REQUIRED WORK: Where a line in the listing contains the string "image", copy that line out.

====== INPUT ROWS

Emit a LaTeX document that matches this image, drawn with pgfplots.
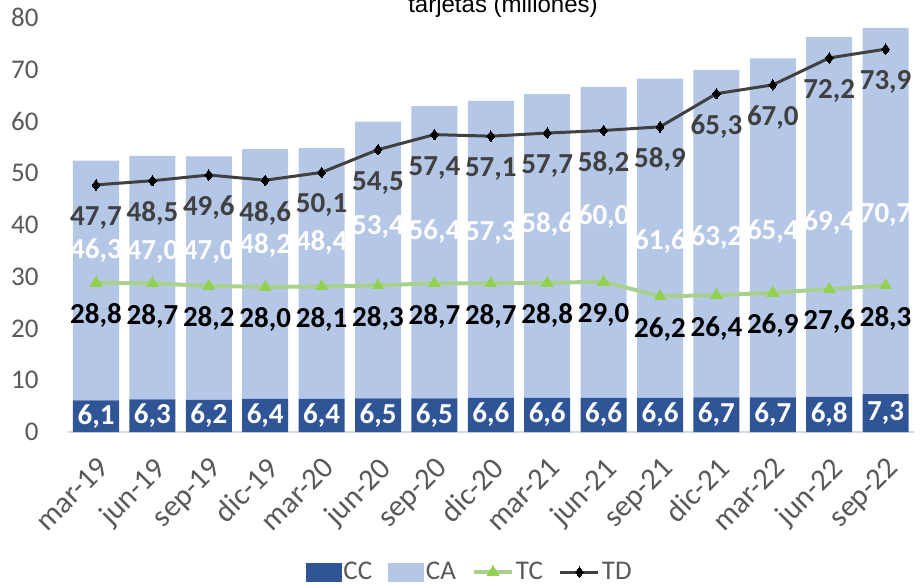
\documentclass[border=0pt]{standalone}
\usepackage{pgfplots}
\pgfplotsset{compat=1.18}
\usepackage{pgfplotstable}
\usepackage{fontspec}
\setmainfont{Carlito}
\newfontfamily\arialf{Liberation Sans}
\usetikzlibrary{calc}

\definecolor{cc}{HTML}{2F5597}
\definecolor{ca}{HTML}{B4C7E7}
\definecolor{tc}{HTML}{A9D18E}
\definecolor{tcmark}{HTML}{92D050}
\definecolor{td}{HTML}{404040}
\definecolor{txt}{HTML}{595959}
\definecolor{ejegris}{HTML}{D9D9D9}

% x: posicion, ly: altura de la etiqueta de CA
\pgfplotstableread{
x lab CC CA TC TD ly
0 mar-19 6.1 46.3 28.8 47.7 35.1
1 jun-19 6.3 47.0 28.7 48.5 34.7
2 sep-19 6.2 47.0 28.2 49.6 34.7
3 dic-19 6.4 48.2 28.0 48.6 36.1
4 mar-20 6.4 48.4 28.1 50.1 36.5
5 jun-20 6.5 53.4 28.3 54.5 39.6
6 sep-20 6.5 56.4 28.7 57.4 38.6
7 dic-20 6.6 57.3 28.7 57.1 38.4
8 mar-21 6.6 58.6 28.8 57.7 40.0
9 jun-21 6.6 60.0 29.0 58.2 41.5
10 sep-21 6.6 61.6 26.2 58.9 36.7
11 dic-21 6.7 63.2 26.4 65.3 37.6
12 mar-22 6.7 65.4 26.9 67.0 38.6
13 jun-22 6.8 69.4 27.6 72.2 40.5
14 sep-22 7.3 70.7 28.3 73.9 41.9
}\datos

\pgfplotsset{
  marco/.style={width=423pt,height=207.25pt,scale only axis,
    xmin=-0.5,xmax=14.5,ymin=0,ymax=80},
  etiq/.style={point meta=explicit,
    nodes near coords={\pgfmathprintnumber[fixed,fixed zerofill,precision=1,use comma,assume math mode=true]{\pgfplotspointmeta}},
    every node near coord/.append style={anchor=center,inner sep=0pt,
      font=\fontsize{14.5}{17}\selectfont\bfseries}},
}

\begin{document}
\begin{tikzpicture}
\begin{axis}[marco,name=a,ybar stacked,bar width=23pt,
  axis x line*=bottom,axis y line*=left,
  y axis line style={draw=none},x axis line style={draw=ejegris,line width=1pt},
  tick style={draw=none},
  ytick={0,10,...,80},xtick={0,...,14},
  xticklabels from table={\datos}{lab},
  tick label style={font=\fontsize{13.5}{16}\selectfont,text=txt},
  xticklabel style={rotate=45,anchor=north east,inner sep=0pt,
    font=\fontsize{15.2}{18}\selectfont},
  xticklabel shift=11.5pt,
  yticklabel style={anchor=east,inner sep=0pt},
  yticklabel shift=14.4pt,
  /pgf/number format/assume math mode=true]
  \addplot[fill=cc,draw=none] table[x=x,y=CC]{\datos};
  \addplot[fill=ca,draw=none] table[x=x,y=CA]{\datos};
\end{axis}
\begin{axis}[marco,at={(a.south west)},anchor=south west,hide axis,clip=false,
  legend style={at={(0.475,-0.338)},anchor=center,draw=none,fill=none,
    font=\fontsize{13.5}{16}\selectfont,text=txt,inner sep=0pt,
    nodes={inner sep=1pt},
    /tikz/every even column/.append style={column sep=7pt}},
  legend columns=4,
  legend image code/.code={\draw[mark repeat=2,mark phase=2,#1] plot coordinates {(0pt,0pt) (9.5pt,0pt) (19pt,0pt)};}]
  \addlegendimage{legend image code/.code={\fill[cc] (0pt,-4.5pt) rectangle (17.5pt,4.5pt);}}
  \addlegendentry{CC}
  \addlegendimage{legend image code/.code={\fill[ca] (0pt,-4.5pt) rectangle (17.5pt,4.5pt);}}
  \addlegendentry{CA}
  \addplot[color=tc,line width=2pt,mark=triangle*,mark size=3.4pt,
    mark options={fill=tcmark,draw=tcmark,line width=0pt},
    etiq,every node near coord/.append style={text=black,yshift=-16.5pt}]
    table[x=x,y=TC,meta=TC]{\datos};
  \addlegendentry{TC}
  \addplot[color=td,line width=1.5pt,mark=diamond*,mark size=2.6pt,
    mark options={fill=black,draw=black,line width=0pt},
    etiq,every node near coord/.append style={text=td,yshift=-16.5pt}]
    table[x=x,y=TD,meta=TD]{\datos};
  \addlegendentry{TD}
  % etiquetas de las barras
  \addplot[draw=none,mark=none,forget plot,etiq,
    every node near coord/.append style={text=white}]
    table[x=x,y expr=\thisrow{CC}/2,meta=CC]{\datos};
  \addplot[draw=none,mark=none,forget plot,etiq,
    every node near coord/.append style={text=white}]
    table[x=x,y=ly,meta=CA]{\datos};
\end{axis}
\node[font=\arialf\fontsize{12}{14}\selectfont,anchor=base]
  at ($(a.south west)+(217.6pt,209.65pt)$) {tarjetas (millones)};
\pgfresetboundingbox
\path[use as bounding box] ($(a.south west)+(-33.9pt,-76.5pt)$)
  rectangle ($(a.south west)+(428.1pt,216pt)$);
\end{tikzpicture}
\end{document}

============
====== INPUT ROWS

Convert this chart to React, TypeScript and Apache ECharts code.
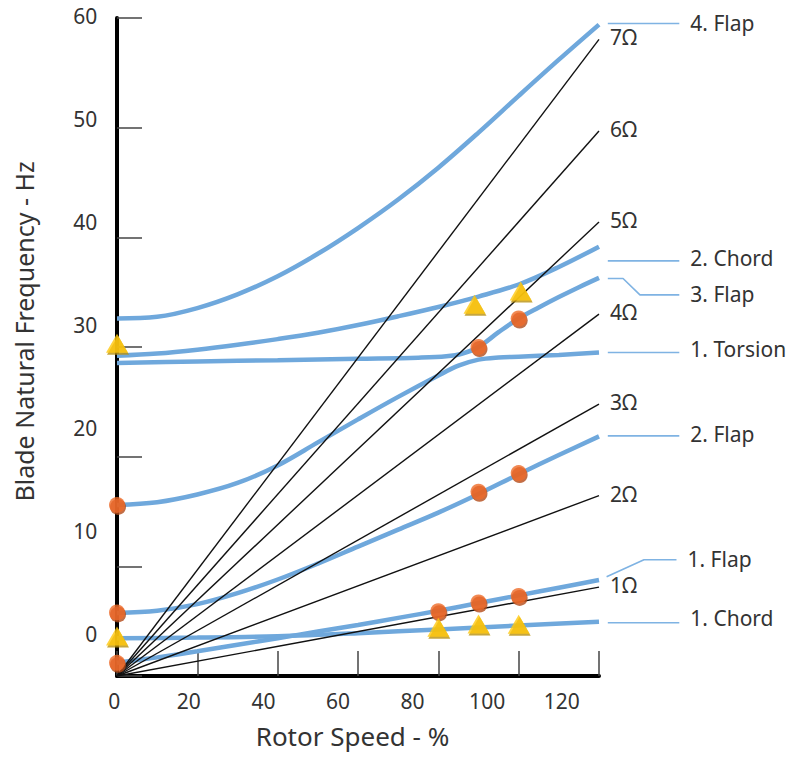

============

RESPONSE BELOW:
Emit a LaTeX document that matches this image, drawn with pgfplots.
  legend image code/.code={\draw[mark repeat=2,mark phase=2,#1] plot coordinates {(0pt,0pt) (9.5pt,0pt) (19pt,0pt)};}]
  \addlegendimage{legend image code/.code={\fill[cc] (0pt,-4.5pt) rectangle (17.5pt,4.5pt);}}
  \addlegendimage{legend image code/.code={\fill[ca] (0pt,-4.5pt) rectangle (17.5pt,4.5pt);}}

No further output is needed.